| STORED RECORDS |
---

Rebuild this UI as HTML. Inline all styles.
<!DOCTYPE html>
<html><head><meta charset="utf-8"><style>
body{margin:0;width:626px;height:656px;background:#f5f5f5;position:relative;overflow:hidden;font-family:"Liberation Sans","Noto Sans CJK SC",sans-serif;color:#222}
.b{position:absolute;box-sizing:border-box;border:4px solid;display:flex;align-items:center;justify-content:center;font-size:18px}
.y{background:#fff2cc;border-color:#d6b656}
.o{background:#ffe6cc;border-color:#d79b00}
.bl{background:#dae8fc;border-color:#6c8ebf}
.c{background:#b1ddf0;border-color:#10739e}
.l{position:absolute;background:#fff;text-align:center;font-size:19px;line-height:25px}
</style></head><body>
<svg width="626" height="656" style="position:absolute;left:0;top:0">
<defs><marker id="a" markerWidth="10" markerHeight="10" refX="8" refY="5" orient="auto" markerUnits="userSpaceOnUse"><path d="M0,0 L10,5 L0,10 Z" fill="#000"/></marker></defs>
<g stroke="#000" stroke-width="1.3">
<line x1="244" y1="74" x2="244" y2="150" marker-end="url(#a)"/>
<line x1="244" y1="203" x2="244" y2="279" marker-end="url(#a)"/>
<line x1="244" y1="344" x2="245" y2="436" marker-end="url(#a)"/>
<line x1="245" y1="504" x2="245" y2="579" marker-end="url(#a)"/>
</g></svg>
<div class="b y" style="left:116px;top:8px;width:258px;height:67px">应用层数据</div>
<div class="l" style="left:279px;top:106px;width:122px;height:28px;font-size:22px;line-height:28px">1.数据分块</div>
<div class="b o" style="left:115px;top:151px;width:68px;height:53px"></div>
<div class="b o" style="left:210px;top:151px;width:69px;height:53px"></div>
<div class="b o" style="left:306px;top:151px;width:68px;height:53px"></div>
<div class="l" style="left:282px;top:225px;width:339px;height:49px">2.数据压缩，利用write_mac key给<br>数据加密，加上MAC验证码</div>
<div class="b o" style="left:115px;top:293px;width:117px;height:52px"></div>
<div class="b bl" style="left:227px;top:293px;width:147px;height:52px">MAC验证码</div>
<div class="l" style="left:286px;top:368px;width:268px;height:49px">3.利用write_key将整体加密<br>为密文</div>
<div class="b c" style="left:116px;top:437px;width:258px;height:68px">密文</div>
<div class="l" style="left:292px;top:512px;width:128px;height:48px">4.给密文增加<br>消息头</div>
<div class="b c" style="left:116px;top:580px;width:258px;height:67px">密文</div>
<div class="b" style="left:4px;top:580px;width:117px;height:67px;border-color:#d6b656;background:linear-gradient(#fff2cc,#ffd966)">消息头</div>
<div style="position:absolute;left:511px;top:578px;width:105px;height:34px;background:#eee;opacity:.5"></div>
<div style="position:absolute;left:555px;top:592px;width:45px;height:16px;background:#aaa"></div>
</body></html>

---

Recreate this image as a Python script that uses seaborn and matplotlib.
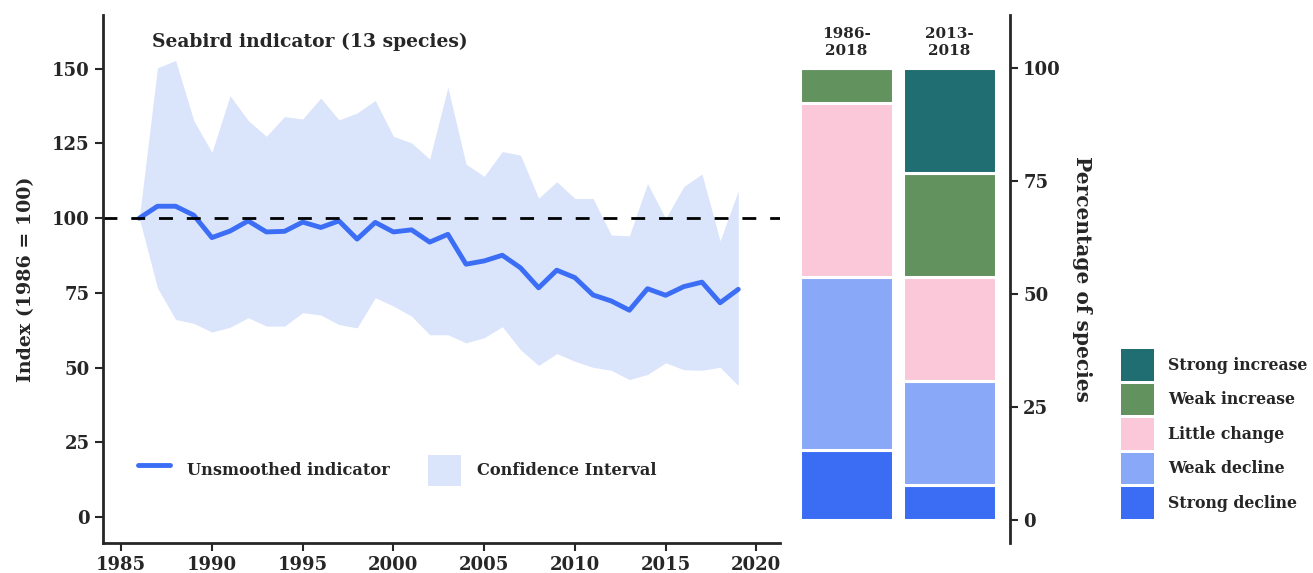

---

| STATED TASK |
For the records above, state how many lines include the string "this", giving the number and nothing else.

| TASK SOLUTION |
2